How to weave in yarn tails as you knit
Insert the RH needle into the stitch on the LH needle. BEFORE you wrap the working yarn around the RH needle tip to knit the stitch, you will throw the yarn tail OVER the working yarn (so it wraps around the working yarn). Then complete the stitch. Repeat, always throwing the yarn tail over the working yarn before working each stitch.
I usually do this for 10-12 stitches, or a couple of inches, before dropping the yarn tail and continuing to knit normally to the end of the row. Then I cut the yarn tail fairly close to the work. Voila – one less tail to weave in later!
When I complete the CC stripe, and switch back to MC yarn, I weave in both the MC and CC ends at the same time. Upon completing the square, I leave a long tail for seaming.
The result is a square with a long MC tail at start and end, and a single CC tail at one side. The CC tail is useful if you are seaming CC to CC, because then the seaming yarn doesn’t create a contrasting line.
Choose a blanket layout
You may have already developed a concept before you began to knit, but if not, get started playing around with your squares, arranging them into different layouts. There are a wide range of designs that can be created. If you take photos of each before you rearrange the squares, you can look back and compare one layout to another.
How to seam the garter stitch squares together
To seam the squares together, I laid them out and sewed the squares into pairs first, then sewed the pairs one to the next.
Use a blunt yarn needle, and the long MC yarn tails that I had left at the start and end of the square. With the right sides of the work facing, simply insert the needle under a purl bump on one side, then the corresponding purl bump on the other square. Tighten the seam up gently as you go, leaving it somewhat loose. When seaming a CC stripe to another CC stripe, use the CC yarn tail.

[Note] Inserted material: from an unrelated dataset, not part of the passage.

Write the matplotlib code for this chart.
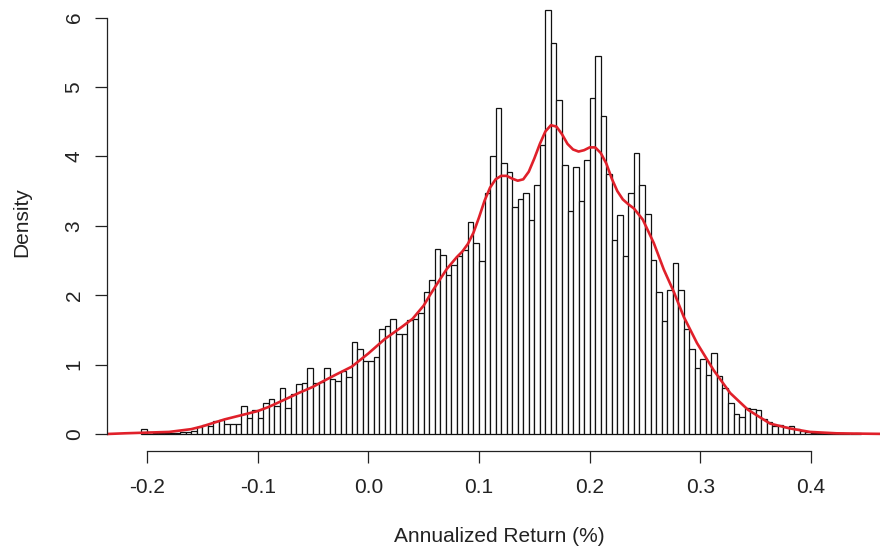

How to pick up stitches along a garter stitch edge
To work the blanket edging, you will use a really long circular needle (or two shorter needles if you don’t have a really long one), and pick up stitches along each square. I suggest you do this without the working yarn, just using a needle. This technique is called ‘picking up’, rather than the technique used more commonly, which is called ‘picking up and knitting’. Work from left to right along the edge, inserting the LH needle tip through the purl bumps at the edge of each square.